* Task details: Write out again exactly the lines from the one containing "Give me the matplotlib source for this chart." through the one containing "y_ticks = [-2, -1, 0, 1, 2, 3, 4]", both included, and omit the pictures.

* Dataset excerpts:
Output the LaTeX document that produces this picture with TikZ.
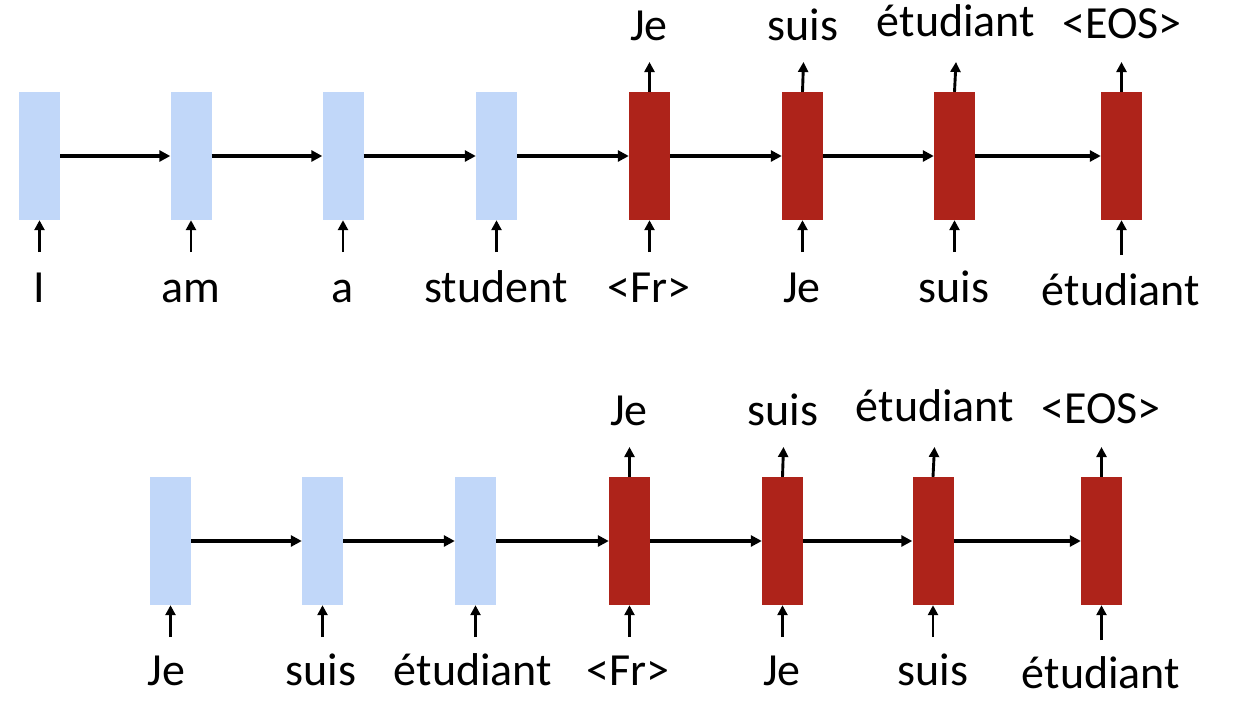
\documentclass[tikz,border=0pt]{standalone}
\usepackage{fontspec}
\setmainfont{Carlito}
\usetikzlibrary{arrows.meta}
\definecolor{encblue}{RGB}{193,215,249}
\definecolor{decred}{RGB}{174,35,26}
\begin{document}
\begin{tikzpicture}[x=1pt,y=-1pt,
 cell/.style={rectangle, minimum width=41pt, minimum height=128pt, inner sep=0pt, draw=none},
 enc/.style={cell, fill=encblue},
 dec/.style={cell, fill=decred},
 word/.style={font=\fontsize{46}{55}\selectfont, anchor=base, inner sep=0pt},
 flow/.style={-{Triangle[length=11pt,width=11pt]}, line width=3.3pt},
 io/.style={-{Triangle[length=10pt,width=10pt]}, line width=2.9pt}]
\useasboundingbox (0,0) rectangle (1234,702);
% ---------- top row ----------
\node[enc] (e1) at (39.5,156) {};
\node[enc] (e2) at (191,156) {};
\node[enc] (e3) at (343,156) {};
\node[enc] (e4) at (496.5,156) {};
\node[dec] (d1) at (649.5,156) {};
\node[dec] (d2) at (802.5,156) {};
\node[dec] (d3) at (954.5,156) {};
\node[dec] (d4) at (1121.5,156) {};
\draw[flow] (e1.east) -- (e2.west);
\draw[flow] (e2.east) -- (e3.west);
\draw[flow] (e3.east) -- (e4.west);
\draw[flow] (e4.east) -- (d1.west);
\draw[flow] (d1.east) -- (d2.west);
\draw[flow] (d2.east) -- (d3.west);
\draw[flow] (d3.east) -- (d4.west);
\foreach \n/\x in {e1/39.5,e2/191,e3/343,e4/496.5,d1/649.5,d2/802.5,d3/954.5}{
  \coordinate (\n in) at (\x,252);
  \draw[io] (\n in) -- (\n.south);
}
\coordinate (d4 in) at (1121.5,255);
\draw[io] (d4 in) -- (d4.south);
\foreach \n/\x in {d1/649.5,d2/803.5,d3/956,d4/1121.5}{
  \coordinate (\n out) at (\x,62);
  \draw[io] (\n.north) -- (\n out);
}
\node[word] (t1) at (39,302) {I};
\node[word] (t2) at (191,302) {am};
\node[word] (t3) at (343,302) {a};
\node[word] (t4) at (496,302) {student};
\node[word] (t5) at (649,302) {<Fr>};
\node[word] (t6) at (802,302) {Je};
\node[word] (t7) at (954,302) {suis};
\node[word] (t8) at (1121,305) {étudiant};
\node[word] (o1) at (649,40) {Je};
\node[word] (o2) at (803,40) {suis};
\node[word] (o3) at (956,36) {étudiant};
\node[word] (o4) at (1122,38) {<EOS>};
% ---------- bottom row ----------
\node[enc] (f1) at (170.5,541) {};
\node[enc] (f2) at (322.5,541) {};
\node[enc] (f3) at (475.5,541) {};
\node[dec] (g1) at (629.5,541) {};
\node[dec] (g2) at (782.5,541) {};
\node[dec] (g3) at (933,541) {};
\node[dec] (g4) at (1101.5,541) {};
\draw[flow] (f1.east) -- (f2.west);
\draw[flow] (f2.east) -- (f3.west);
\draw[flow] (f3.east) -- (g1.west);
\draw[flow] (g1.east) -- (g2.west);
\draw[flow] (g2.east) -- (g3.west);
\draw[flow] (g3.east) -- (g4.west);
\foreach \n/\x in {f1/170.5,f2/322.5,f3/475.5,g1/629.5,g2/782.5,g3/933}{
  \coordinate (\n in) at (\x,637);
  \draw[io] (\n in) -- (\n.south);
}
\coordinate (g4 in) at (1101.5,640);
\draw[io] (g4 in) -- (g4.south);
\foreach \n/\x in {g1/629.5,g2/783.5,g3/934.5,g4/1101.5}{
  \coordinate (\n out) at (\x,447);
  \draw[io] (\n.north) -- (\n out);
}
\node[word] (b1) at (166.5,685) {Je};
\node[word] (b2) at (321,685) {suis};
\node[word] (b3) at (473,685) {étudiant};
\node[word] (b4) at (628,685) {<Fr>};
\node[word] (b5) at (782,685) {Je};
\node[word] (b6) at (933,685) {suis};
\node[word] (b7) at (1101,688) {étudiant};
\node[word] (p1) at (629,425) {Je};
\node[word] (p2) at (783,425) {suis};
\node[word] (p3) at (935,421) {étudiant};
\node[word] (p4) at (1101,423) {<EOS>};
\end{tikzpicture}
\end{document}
---
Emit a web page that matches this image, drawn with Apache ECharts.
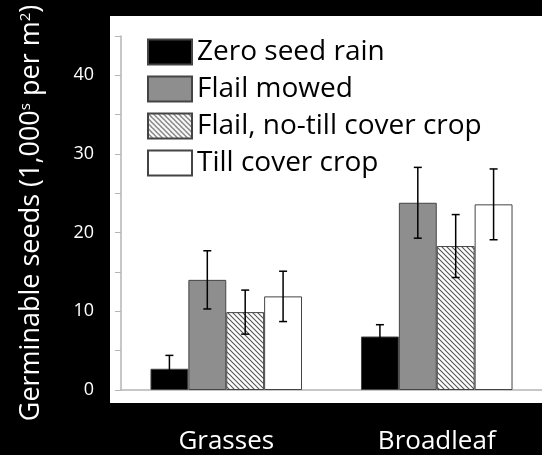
--
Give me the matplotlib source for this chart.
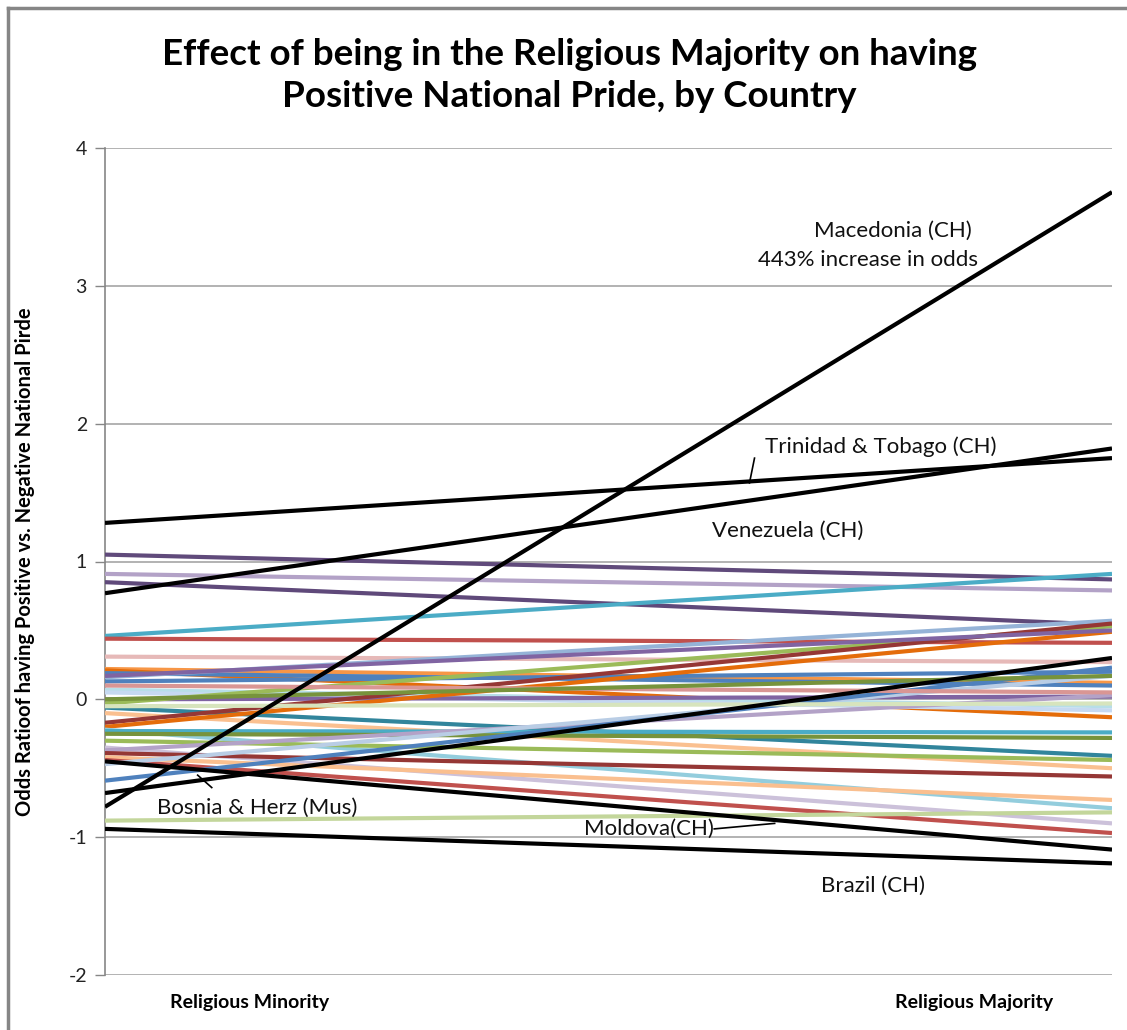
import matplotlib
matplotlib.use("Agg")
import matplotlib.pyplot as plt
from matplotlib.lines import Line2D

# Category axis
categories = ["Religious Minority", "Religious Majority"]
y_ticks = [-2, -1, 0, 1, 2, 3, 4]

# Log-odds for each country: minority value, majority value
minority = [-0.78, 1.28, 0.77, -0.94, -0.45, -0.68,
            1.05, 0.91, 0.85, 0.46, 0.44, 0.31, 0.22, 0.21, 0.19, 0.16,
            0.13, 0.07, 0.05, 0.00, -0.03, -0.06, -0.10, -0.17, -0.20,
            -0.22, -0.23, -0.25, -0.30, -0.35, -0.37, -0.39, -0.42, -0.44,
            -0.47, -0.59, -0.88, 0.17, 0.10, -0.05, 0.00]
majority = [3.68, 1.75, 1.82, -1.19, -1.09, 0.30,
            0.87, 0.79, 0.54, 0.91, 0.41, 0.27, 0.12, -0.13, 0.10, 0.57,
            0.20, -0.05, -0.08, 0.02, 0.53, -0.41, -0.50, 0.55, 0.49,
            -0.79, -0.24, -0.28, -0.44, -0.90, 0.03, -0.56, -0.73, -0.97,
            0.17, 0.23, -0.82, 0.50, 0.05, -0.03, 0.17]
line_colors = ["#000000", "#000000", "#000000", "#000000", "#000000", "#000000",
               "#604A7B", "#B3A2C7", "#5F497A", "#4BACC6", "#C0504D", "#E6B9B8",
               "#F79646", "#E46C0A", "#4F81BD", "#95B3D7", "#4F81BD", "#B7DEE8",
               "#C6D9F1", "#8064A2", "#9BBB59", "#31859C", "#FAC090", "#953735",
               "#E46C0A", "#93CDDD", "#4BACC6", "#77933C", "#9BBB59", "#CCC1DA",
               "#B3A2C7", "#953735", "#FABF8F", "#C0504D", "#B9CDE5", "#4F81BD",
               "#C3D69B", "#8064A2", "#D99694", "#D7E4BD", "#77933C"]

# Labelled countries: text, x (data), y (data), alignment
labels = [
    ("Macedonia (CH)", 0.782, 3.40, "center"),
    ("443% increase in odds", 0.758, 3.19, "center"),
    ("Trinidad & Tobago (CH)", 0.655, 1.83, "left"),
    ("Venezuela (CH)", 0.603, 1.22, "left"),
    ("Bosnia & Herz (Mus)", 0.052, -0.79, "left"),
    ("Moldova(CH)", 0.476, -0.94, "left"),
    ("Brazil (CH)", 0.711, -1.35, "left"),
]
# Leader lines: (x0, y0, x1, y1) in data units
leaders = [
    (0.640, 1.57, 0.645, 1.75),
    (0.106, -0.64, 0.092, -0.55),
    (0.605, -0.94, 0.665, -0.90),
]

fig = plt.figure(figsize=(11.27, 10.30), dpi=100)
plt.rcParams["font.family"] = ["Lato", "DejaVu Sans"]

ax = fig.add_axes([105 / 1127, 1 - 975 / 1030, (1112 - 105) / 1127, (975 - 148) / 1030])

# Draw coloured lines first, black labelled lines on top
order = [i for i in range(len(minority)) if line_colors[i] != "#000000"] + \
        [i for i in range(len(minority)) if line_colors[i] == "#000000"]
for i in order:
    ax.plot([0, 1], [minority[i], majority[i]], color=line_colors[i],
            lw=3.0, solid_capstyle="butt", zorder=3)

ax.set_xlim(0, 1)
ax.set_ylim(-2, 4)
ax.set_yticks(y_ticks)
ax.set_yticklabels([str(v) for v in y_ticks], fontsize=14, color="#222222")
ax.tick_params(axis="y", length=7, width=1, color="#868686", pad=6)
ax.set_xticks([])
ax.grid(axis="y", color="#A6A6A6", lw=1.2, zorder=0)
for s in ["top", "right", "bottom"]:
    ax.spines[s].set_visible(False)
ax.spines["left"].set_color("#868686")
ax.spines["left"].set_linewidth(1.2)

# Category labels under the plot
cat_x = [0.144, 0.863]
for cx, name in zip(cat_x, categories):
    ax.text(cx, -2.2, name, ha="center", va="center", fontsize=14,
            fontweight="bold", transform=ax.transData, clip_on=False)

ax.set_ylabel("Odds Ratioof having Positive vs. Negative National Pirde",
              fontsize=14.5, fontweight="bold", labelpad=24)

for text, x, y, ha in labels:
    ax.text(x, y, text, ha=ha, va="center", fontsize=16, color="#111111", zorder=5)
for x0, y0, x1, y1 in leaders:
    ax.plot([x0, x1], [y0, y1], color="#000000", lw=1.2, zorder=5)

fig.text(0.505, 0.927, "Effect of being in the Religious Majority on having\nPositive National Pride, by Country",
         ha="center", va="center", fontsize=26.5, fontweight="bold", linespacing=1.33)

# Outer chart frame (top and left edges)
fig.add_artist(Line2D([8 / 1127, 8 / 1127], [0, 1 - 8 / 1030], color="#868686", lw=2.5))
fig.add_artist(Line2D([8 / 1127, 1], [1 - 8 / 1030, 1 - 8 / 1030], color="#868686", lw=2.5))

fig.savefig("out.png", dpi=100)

* Answer to this task:
Give me the matplotlib source for this chart.
import matplotlib
matplotlib.use("Agg")
import matplotlib.pyplot as plt
from matplotlib.lines import Line2D

# Category axis
categories = ["Religious Minority", "Religious Majority"]
y_ticks = [-2, -1, 0, 1, 2, 3, 4]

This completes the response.